One additional note - every benchmark below was tested three times to minimize the effects of test-to-test variability. We report the averaged results.
3DMark Fire Strike Performance Preset
Our first test is the recently-released 3dMark Fire Strike benchmark. We analyze only the Graphics Score, as the overall score is significantly affected by other components in the system, and here we're trying to isolate the video card as much as possible. This benchmark utilizes all of the latest DX11 features, and runs internally at 1920x1080, and is then scaled to the resolution being used on the test system.
Perhaps not surprisingly, the synthetic 3DMark Fire Strike benchmark shows some of the best overclocking results of all the benchmarks we ran, with a 12.1 percent boost on the GTX670 and an 8.7 percent boost on the HD7870. Also of note, the scaling curve is relatively linear, indicating that the core is likely the limiting factor in this test, especially given the pre-overclocked VRAM on our test cards.
Metro2033 Frontline Benchmark (1920x1080, 4x Anti-Aliasing, Maximum Settings, No Nvidia-Specific PhysX)
For our game tests, we'll go chronologically by age of the game, in case we see a pattern related to the vintage of the game engine being used in relation to core overclock scaling. Metro2033, released in March 2010, happens to be our most taxing benchmark, likely in part due to the inefficiency of its game engine. It uses very complex lighting, blur, and fog effects, but it's possible that its early DX11-based game engine was just slightly ahead of its time. There is no question that it is not the best looking game in this test, despite the strain it puts on our cards.

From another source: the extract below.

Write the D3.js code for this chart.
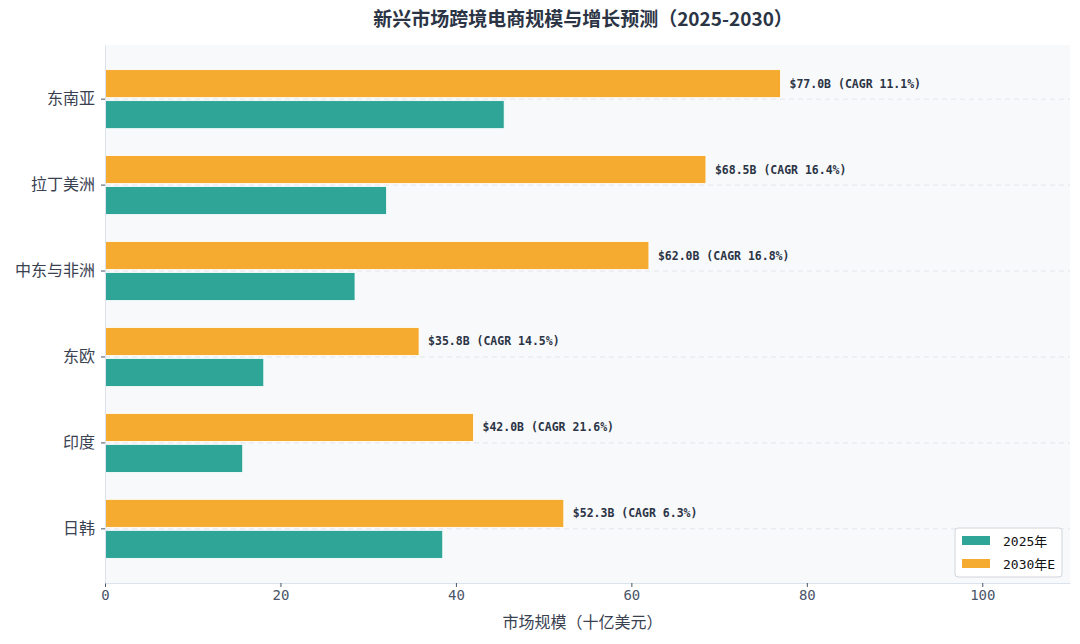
<!DOCTYPE html>
<html><head><meta charset="utf-8">
<script src="https://cdn.jsdelivr.net/npm/d3@7"></script>
<style>
body{margin:0;background:#fff;font-family:"DejaVu Sans Mono","Noto Sans CJK SC",monospace;}
</style></head><body><div id="chart"></div>
<script>
var regions = ["东南亚","拉丁美洲","中东与非洲","东欧","印度","日韩"];
var v2025 = [45.5, 32.1, 28.5, 18.1, 15.7, 38.5];
var v2030 = [77.0, 68.5, 62.0, 35.8, 42.0, 52.3];
var cagr = [11.1, 16.4, 16.8, 14.5, 21.6, 6.3];
var xTicks = [0, 20, 40, 60, 80, 100];

var W = 1080, H = 644;
var margin = {top: 45, right: 10, bottom: 61, left: 105},
    width = W - margin.left - margin.right,
    height = H - margin.top - margin.bottom;

var svg = d3.select("#chart").append("svg").attr("width", W).attr("height", H);

svg.append("text").attr("x", 583).attr("y", 26).attr("text-anchor", "middle")
  .style("font-size", "19px").style("font-weight", "bold").attr("fill", "#2b3445")
  .style("font-family", "'Noto Sans CJK SC','DejaVu Sans Mono'")
  .text("新兴市场跨境电商规模与增长预测（2025-2030）");

var g = svg.append("g").attr("transform", "translate(" + margin.left + "," + margin.top + ")");

g.append("rect").attr("width", width).attr("height", height).attr("fill", "#f8f9fb");

var x = d3.scaleLinear().domain([0, 110]).range([0, width]);
var y = d3.scaleBand().domain(regions).range([0, height]).paddingInner(0).paddingOuter(0.13);
var bh = 28;

// dashed grid at category centers
g.selectAll(".grid").data(regions).enter().append("line")
  .attr("x1", 0).attr("x2", width)
  .attr("y1", d => y(d) + y.bandwidth()/2).attr("y2", d => y(d) + y.bandwidth()/2)
  .attr("stroke", "#e3e6ec").attr("stroke-dasharray", "5,4");

g.selectAll(".b30").data(regions).enter().append("rect")
  .attr("x", 0).attr("y", d => y(d) + y.bandwidth()/2 - bh - 1.5)
  .attr("width", (d, i) => x(v2030[i])).attr("height", bh)
  .attr("fill", "#f5aa30").attr("stroke", "#fff").attr("stroke-width", 0.8);

g.selectAll(".b25").data(regions).enter().append("rect")
  .attr("x", 0).attr("y", d => y(d) + y.bandwidth()/2 + 1.5)
  .attr("width", (d, i) => x(v2025[i])).attr("height", bh)
  .attr("fill", "#2ea597").attr("stroke", "#fff").attr("stroke-width", 0.8);

g.selectAll(".lbl").data(regions).enter().append("text")
  .attr("x", (d, i) => x(v2030[i]) + 9)
  .attr("y", d => y(d) + y.bandwidth()/2 - bh/2 - 1.5)
  .attr("dy", "0.35em").style("font-size", "11.5px").style("font-weight", "bold")
  .attr("fill", "#2b3445")
  .text((d, i) => "$" + v2030[i].toFixed(1) + "B (CAGR " + cagr[i] + "%)");

var xAxis = g.append("g").attr("transform", "translate(0," + height + ")")
  .call(d3.axisBottom(x).tickValues(xTicks).tickSize(4).tickSizeOuter(0));
xAxis.selectAll("text").style("font-size", "14px").attr("fill", "#4a5568").style("font-family", "DejaVu Sans Mono");
xAxis.selectAll("line").attr("stroke", "#4a5568");
xAxis.select(".domain").attr("stroke", "#dde3ee");

var yAxis = g.append("g").call(d3.axisLeft(y).tickSize(4).tickSizeOuter(0));
yAxis.selectAll("text").style("font-size", "16px").attr("fill", "#3a4252")
  .style("font-family", "'Noto Sans CJK SC'").attr("dx", "-3");
yAxis.selectAll("line").attr("stroke", "#4a5568");
yAxis.select(".domain").attr("stroke", "#dde3ee");

svg.append("text").attr("x", margin.left + x(55) - 5).attr("y", 628).attr("text-anchor", "middle")
  .style("font-size", "16px").attr("fill", "#3a4252").style("font-family", "'Noto Sans CJK SC'")
  .text("市场规模（十亿美元）");

// legend
var lg = svg.append("g").attr("transform", "translate(955,528)");
lg.append("rect").attr("width", 107).attr("height", 49).attr("rx", 3)
  .attr("fill", "#fff").attr("stroke", "#d0d4da");
var items = [["2025年", "#2ea597"], ["2030年E", "#f5aa30"]];
items.forEach(function(it, i) {
  lg.append("rect").attr("x", 7).attr("y", 8 + i * 23).attr("width", 28).attr("height", 9).attr("fill", it[1]);
  lg.append("text").attr("x", 48).attr("y", 13 + i * 23).attr("dy", "0.35em")
    .style("font-size", "13px").attr("fill", "#111").text(it[0]);
});
</script></body></html>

Metro2033's built-in benchmark demonstrated scaling that was starkly different from 3DMark. It was by far the worst of the six benchmarks we ran, with 6.1 percent faster performance on the GTX670 and 6.0 percent faster performance on the HD7870 when both are overclocked 15 percent. We previously found that this game responded very positively to VRAM overclocks, so our assumption is that the graphics engine is simply more bandwidth-contrained than the typical game engine.